Will you output all of the data below exactly, omitting the images?
-- Begin Provided material --
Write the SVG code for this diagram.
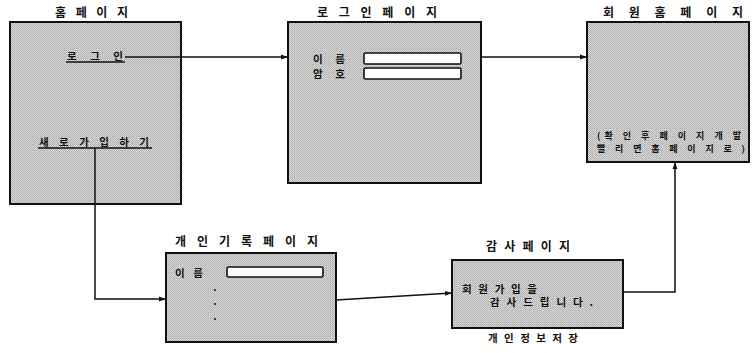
<svg xmlns="http://www.w3.org/2000/svg" width="753" height="353" viewBox="0 0 753 353">
<style>
.box{fill:#c6c6c6;stroke:#111;stroke-width:2}
.field{fill:#fff;stroke:#111;stroke-width:1.6}
text{font-family:"Noto Sans CJK KR","Noto Sans",sans-serif;font-weight:bold;fill:#111}
.t{font-size:12px}
.s{font-size:10.5px}
.n{font-size:9px}
.c{fill:none;stroke:#111;stroke-width:1.5}
.u{stroke:#111;stroke-width:1.5}
</style>
<defs>
<pattern id="dither" width="2" height="2" patternUnits="userSpaceOnUse">
<rect width="2" height="2" fill="#d8d8d8"/>
<rect width="1" height="1" fill="#acacac"/>
<rect x="1" y="1" width="1" height="1" fill="#b8b8b8"/>
</pattern>
<marker id="arr" viewBox="0 0 10 10" refX="10" refY="5" markerWidth="7" markerHeight="7" orient="auto" markerUnits="userSpaceOnUse">
<path d="M0,1.5 L10,5 L0,8.5 Z" fill="#111"/>
</marker>
</defs>

<g id="home">
<text class="t" x="55" y="17" textLength="73" lengthAdjust="spacing">홈 페 이 지</text>
<rect class="box" x="10" y="22" width="171" height="182" style="fill:url(#dither)"/>
<text class="s" x="67" y="60" textLength="56" lengthAdjust="spacing">로 그 인</text>
<line class="u" x1="66" y1="62" x2="125" y2="62"/>
<text class="s" x="39" y="146" textLength="110" lengthAdjust="spacing">새 로 가 입 하 기</text>
<line class="u" x1="38" y1="148" x2="152" y2="148"/>
</g>

<g id="login">
<text class="t" x="317" y="17" textLength="120" lengthAdjust="spacing">로 그 인 페 이 지</text>
<rect class="box" x="288" y="22" width="193" height="161" style="fill:url(#dither)"/>
<text class="s" x="313" y="63" textLength="32" lengthAdjust="spacing">이 름</text>
<text class="s" x="313" y="78" textLength="32" lengthAdjust="spacing">암 호</text>
<rect class="field" x="364" y="53" width="97" height="11" rx="1.5"/>
<rect class="field" x="364" y="68" width="97" height="11" rx="1.5"/>
</g>

<g id="memberhome">
<text class="t" x="603" y="17" textLength="140" lengthAdjust="spacing">회 원  홈 페 이 지</text>
<rect class="box" x="587" y="22" width="162" height="140" style="fill:url(#dither)"/>
<text class="n" x="597" y="139" textLength="144" lengthAdjust="spacing">(확 인 후  페 이 지 개 발</text>
<text class="n" x="597" y="152" textLength="148" lengthAdjust="spacing">빨 리 면  홈 페 이 지 로 )</text>
</g>

<g id="register">
<text class="t" x="175" y="246" textLength="143" lengthAdjust="spacing">개 인 기 록 페 이 지</text>
<rect class="box" x="166" y="253" width="170" height="89" style="fill:url(#dither)"/>
<text class="s" x="175" y="277" textLength="28" lengthAdjust="spacing">이 름</text>
<rect class="field" x="227" y="267" width="96" height="10" rx="1.5"/>
<circle cx="215" cy="290" r="1" fill="#111"/>
<circle cx="215" cy="304" r="1" fill="#111"/>
<circle cx="215" cy="319" r="1" fill="#111"/>
</g>

<g id="thanks">
<text class="t" x="486" y="251" textLength="84" lengthAdjust="spacing">감 사 페 이 지</text>
<rect class="box" x="452" y="260" width="171" height="68" style="fill:url(#dither)"/>
<text class="s" x="462" y="293" textLength="75" lengthAdjust="spacing">회 원 가 입 을</text>
<text class="s" x="490" y="306" textLength="103" lengthAdjust="spacing">감 사 드 립 니 다 .</text>
<text class="s" x="488" y="342" textLength="90" lengthAdjust="spacing">개 인 정 보 저 장</text>
</g>

<g id="connectors">
<line class="c" x1="125" y1="57" x2="288" y2="57" marker-end="url(#arr)"/>
<line class="c" x1="481" y1="57" x2="587" y2="57" marker-end="url(#arr)"/>
<polyline class="c" points="95,148 95,299 166,299" marker-end="url(#arr)"/>
<line class="c" x1="336" y1="300" x2="452" y2="293" marker-end="url(#arr)"/>
<polyline class="c" points="623,292 675,292 675,162" marker-end="url(#arr)"/>
</g>
</svg>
-- End Provided material --
:: Answer in full ::
Write the SVG code for this diagram.
<svg xmlns="http://www.w3.org/2000/svg" width="753" height="353" viewBox="0 0 753 353">
<style>
.box{fill:#c6c6c6;stroke:#111;stroke-width:2}
.field{fill:#fff;stroke:#111;stroke-width:1.6}
text{font-family:"Noto Sans CJK KR","Noto Sans",sans-serif;font-weight:bold;fill:#111}
.t{font-size:12px}
.s{font-size:10.5px}
.n{font-size:9px}
.c{fill:none;stroke:#111;stroke-width:1.5}
.u{stroke:#111;stroke-width:1.5}
</style>
<defs>
<pattern id="dither" width="2" height="2" patternUnits="userSpaceOnUse">
<rect width="2" height="2" fill="#d8d8d8"/>
<rect width="1" height="1" fill="#acacac"/>
<rect x="1" y="1" width="1" height="1" fill="#b8b8b8"/>
</pattern>
<marker id="arr" viewBox="0 0 10 10" refX="10" refY="5" markerWidth="7" markerHeight="7" orient="auto" markerUnits="userSpaceOnUse">
<path d="M0,1.5 L10,5 L0,8.5 Z" fill="#111"/>
</marker>
</defs>

<g id="home">
<text class="t" x="55" y="17" textLength="73" lengthAdjust="spacing">홈 페 이 지</text>
<rect class="box" x="10" y="22" width="171" height="182" style="fill:url(#dither)"/>
<text class="s" x="67" y="60" textLength="56" lengthAdjust="spacing">로 그 인</text>
<line class="u" x1="66" y1="62" x2="125" y2="62"/>
<text class="s" x="39" y="146" textLength="110" lengthAdjust="spacing">새 로 가 입 하 기</text>
<line class="u" x1="38" y1="148" x2="152" y2="148"/>
</g>

<g id="login">
<text class="t" x="317" y="17" textLength="120" lengthAdjust="spacing">로 그 인 페 이 지</text>
<rect class="box" x="288" y="22" width="193" height="161" style="fill:url(#dither)"/>
<text class="s" x="313" y="63" textLength="32" lengthAdjust="spacing">이 름</text>
<text class="s" x="313" y="78" textLength="32" lengthAdjust="spacing">암 호</text>
<rect class="field" x="364" y="53" width="97" height="11" rx="1.5"/>
<rect class="field" x="364" y="68" width="97" height="11" rx="1.5"/>
</g>

<g id="memberhome">
<text class="t" x="603" y="17" textLength="140" lengthAdjust="spacing">회 원  홈 페 이 지</text>
<rect class="box" x="587" y="22" width="162" height="140" style="fill:url(#dither)"/>
<text class="n" x="597" y="139" textLength="144" lengthAdjust="spacing">(확 인 후  페 이 지 개 발</text>
<text class="n" x="597" y="152" textLength="148" lengthAdjust="spacing">빨 리 면  홈 페 이 지 로 )</text>
</g>

<g id="register">
<text class="t" x="175" y="246" textLength="143" lengthAdjust="spacing">개 인 기 록 페 이 지</text>
<rect class="box" x="166" y="253" width="170" height="89" style="fill:url(#dither)"/>
<text class="s" x="175" y="277" textLength="28" lengthAdjust="spacing">이 름</text>
<rect class="field" x="227" y="267" width="96" height="10" rx="1.5"/>
<circle cx="215" cy="290" r="1" fill="#111"/>
<circle cx="215" cy="304" r="1" fill="#111"/>
<circle cx="215" cy="319" r="1" fill="#111"/>
</g>

<g id="thanks">
<text class="t" x="486" y="251" textLength="84" lengthAdjust="spacing">감 사 페 이 지</text>
<rect class="box" x="452" y="260" width="171" height="68" style="fill:url(#dither)"/>
<text class="s" x="462" y="293" textLength="75" lengthAdjust="spacing">회 원 가 입 을</text>
<text class="s" x="490" y="306" textLength="103" lengthAdjust="spacing">감 사 드 립 니 다 .</text>
<text class="s" x="488" y="342" textLength="90" lengthAdjust="spacing">개 인 정 보 저 장</text>
</g>

<g id="connectors">
<line class="c" x1="125" y1="57" x2="288" y2="57" marker-end="url(#arr)"/>
<line class="c" x1="481" y1="57" x2="587" y2="57" marker-end="url(#arr)"/>
<polyline class="c" points="95,148 95,299 166,299" marker-end="url(#arr)"/>
<line class="c" x1="336" y1="300" x2="452" y2="293" marker-end="url(#arr)"/>
<polyline class="c" points="623,292 675,292 675,162" marker-end="url(#arr)"/>
</g>
</svg>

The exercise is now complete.